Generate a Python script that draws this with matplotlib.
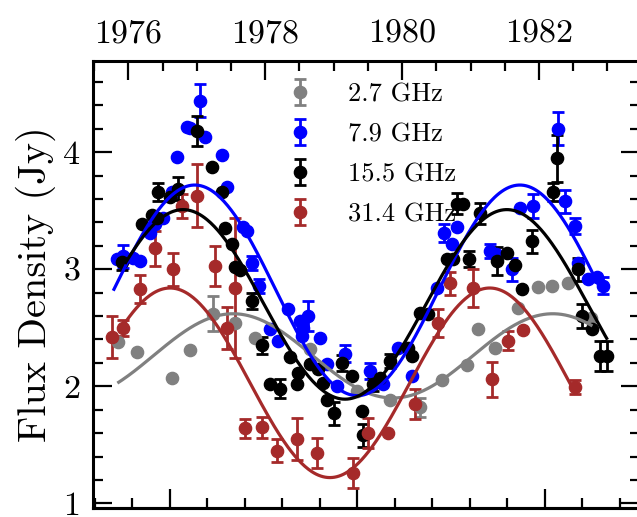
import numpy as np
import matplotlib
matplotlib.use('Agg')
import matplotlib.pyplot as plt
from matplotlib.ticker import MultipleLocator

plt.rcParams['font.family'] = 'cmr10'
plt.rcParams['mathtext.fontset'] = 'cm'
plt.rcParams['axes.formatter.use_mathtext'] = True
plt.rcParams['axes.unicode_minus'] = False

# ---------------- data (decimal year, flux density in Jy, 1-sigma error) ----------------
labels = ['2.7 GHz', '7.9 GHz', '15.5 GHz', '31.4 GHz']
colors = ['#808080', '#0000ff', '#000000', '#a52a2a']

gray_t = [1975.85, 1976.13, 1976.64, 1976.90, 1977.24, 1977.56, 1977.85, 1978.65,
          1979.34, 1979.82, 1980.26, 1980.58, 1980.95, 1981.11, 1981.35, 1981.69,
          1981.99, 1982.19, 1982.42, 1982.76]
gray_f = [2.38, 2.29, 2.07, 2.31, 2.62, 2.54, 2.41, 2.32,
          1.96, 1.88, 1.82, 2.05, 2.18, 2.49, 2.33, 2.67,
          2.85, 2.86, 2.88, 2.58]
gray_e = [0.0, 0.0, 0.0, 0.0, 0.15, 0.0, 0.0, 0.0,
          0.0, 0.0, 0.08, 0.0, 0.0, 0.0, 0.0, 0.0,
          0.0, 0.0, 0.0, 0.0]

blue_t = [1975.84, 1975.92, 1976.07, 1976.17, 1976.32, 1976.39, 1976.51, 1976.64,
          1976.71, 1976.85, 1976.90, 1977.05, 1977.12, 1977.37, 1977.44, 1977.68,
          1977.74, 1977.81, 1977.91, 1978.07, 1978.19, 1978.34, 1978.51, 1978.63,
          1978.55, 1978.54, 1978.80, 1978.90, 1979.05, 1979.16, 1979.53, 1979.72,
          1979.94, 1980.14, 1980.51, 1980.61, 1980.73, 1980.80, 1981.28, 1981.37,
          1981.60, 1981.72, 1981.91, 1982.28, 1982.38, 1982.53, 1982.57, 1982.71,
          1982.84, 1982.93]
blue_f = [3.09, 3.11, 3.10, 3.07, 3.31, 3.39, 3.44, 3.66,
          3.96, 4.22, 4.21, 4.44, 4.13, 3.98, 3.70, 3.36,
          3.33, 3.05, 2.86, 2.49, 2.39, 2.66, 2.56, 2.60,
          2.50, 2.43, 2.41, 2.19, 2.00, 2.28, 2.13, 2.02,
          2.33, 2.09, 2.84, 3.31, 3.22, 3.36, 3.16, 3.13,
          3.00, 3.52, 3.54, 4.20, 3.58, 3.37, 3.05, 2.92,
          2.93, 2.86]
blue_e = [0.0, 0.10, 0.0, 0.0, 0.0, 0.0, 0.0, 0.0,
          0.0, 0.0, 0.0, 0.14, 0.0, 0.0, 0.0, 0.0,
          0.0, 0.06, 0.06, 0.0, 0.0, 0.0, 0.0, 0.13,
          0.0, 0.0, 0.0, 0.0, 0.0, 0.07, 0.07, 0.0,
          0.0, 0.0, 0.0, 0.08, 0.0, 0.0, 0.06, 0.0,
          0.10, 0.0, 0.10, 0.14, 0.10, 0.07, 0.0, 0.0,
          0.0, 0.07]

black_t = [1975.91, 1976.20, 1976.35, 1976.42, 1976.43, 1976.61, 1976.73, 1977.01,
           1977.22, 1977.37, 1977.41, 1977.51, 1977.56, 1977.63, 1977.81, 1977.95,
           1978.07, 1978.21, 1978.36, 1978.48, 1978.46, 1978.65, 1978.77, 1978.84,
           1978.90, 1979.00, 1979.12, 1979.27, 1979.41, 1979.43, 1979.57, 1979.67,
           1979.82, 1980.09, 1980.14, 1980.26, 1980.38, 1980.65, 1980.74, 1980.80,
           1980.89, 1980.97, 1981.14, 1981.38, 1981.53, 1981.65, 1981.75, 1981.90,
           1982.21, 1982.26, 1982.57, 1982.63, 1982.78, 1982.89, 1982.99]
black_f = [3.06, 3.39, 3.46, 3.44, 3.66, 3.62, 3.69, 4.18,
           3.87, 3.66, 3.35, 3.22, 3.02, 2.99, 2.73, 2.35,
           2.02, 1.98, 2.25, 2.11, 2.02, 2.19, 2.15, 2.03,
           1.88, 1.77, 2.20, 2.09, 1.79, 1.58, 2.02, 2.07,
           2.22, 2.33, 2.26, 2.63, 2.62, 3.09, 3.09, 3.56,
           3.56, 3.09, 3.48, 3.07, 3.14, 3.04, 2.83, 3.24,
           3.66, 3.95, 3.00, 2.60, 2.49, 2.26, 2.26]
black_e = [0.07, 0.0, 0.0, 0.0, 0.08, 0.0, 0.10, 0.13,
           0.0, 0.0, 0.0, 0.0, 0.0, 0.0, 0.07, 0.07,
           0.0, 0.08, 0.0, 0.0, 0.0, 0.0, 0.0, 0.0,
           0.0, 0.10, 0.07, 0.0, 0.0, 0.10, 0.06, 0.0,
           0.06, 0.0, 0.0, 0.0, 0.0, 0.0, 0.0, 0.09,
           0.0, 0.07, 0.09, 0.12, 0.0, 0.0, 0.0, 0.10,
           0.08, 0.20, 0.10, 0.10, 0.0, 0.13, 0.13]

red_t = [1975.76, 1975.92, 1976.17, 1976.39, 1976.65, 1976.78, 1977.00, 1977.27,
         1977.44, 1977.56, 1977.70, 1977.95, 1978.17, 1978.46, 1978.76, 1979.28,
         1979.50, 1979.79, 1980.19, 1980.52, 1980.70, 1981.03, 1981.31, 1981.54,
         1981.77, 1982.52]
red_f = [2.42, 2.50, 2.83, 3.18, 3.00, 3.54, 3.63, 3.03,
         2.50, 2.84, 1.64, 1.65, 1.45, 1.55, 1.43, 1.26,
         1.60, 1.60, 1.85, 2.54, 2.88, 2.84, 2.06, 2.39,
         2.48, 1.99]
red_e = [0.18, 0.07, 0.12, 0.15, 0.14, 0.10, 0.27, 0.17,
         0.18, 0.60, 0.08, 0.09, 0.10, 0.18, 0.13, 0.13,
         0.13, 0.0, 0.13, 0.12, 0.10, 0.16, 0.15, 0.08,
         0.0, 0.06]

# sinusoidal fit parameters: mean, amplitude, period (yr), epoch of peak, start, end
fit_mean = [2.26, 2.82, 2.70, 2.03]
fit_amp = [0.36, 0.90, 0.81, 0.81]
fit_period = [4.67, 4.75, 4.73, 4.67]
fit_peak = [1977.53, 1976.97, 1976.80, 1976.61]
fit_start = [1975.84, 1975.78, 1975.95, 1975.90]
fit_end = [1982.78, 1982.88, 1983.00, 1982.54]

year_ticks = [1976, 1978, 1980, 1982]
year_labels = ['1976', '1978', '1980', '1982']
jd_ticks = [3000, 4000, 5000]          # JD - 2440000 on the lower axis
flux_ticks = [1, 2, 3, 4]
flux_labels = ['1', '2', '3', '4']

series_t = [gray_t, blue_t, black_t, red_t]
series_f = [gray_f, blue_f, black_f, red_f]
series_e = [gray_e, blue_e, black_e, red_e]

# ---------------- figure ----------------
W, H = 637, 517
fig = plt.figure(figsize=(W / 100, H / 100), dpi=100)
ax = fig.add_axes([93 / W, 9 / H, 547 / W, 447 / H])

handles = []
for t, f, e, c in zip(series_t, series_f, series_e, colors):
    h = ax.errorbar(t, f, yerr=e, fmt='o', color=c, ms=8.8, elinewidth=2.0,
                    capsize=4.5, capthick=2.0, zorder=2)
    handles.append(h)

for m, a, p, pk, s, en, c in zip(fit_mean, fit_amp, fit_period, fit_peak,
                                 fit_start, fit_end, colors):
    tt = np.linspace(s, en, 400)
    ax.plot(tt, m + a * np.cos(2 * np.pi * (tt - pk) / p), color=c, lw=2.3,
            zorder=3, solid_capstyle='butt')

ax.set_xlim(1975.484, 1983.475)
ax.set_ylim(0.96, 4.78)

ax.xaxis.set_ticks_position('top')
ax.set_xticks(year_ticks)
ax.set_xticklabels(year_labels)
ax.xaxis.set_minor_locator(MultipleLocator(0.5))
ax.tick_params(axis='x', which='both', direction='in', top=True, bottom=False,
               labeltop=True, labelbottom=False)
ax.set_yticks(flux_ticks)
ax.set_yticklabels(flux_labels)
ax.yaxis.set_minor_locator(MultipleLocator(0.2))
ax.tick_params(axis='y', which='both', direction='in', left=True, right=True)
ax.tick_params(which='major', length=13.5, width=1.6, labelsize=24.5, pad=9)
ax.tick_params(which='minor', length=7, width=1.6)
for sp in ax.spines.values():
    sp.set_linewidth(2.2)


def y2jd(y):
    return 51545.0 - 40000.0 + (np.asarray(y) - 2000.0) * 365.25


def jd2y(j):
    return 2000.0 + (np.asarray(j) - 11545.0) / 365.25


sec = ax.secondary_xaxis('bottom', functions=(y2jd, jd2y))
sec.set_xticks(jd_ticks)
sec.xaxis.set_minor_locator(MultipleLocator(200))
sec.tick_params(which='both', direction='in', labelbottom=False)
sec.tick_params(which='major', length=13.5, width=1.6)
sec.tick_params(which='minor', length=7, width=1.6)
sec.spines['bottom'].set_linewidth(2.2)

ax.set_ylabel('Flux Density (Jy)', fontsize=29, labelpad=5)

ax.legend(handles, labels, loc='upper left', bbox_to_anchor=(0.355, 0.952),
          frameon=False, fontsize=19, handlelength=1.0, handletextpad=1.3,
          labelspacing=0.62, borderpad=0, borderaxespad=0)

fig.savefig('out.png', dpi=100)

◇ ◇ ◇ ◇ ◇ ◇ ◇

**AIM OF THE EXERCISE:**
Leave out any pictures, please, and quote only the lines from the top of the data through the line that contains "colors = ['#808080', '#0000ff', '#000000', '#a52a2a']".

**FULL ANSWER:**
Generate a Python script that draws this with matplotlib.
import numpy as np
import matplotlib
matplotlib.use('Agg')
import matplotlib.pyplot as plt
from matplotlib.ticker import MultipleLocator

plt.rcParams['font.family'] = 'cmr10'
plt.rcParams['mathtext.fontset'] = 'cm'
plt.rcParams['axes.formatter.use_mathtext'] = True
plt.rcParams['axes.unicode_minus'] = False

# ---------------- data (decimal year, flux density in Jy, 1-sigma error) ----------------
labels = ['2.7 GHz', '7.9 GHz', '15.5 GHz', '31.4 GHz']
colors = ['#808080', '#0000ff', '#000000', '#a52a2a']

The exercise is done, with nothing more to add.